Theater Development

Confluence Arts Center Announces Naming Rights, New Challenge Grant

Tom Giffey |

Image: Strang
The Royal Credit Union Theatre inside the Confluence Arts Center will seat 1,266 patrons. Image: Strang

The Confluence Arts Center won’t be finished for another 10 months, but donors are already being invited to take a seat – figuratively, at least. And if they make a gift to the downtown Eau Claire project by the end of next August, donors will see their money doubled.

But first, the seats: The Confluence has just announced the Make the Match Chair Campaign, under which donors can sponsor their seats in the Royal Credit Union Theatre, the largest performance space in the arts center. For each $5,000 contribution, a donor receives naming rights (though not sitting rights!) for a seat, said Jason Jon Anderson, acting executive director. Previous contributions will be counted toward the $5,000 figure, so if you’ve already pledged $2,500, for example, another gift of $2,500 will mean your name will be immortalized on a seat.

About 600 of the theater’s 1,266 seats are still available for sponsorship under the new campaign, Anderson said. If every seat is sponsored, the Confluence will receive approximately $3 million in donations, he added.

The final fundraising boost will help ensure that the arts center includes all the features that planners had hoped for. “This would allow us to really deliver everything we want to if those gifts are received by the end of the year,” Anderson said.

New donations will also leverage additional money via a challenge grant. Anderson said that an anonymous donor has offered to match up to $2 million in donations made by Aug. 31, the eve of the arts center’s opening. A similar anonymous challenge grant of $1.5 million was successful last year.

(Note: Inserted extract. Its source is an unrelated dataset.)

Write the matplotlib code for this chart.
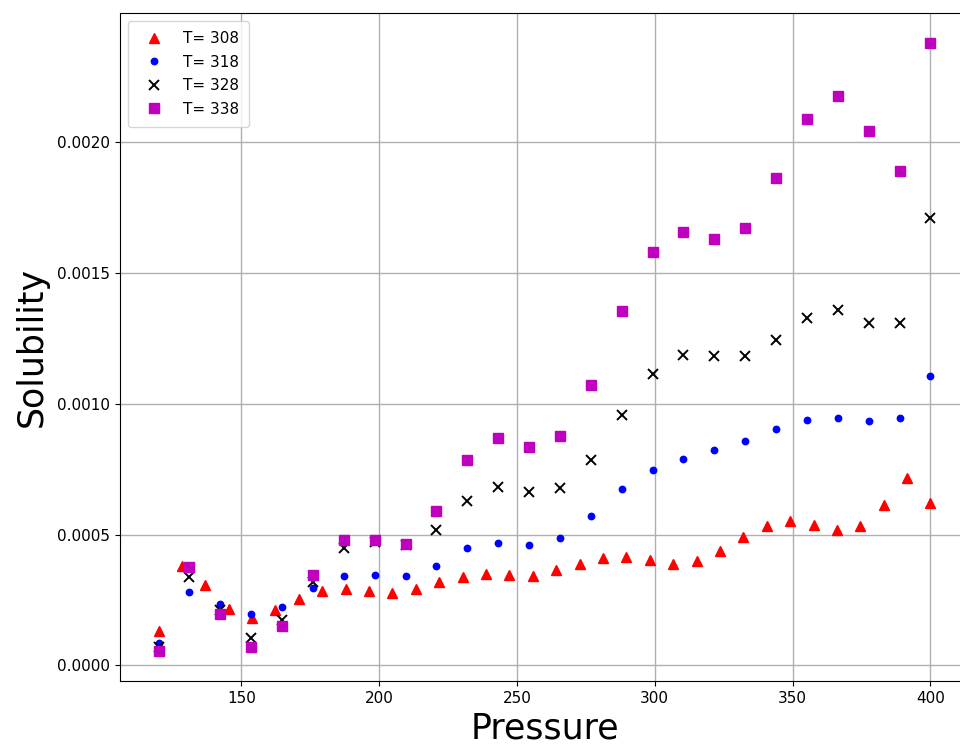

Construction on the approximately $45 million arts center, which will be shared by the community and UW-Eau Claire, is on schedule for the facility’s planned opening next September, Anderson added. In addition to Anderson, who is serving as acting executive director, the Confluence has three employees and hopes to announce the hiring of a director of artistic programming by Dec. 1. Meanwhile, the Confluence Council, which oversees the project, is expected to soon make a decision on how to proceed in its search for a permanent executive director.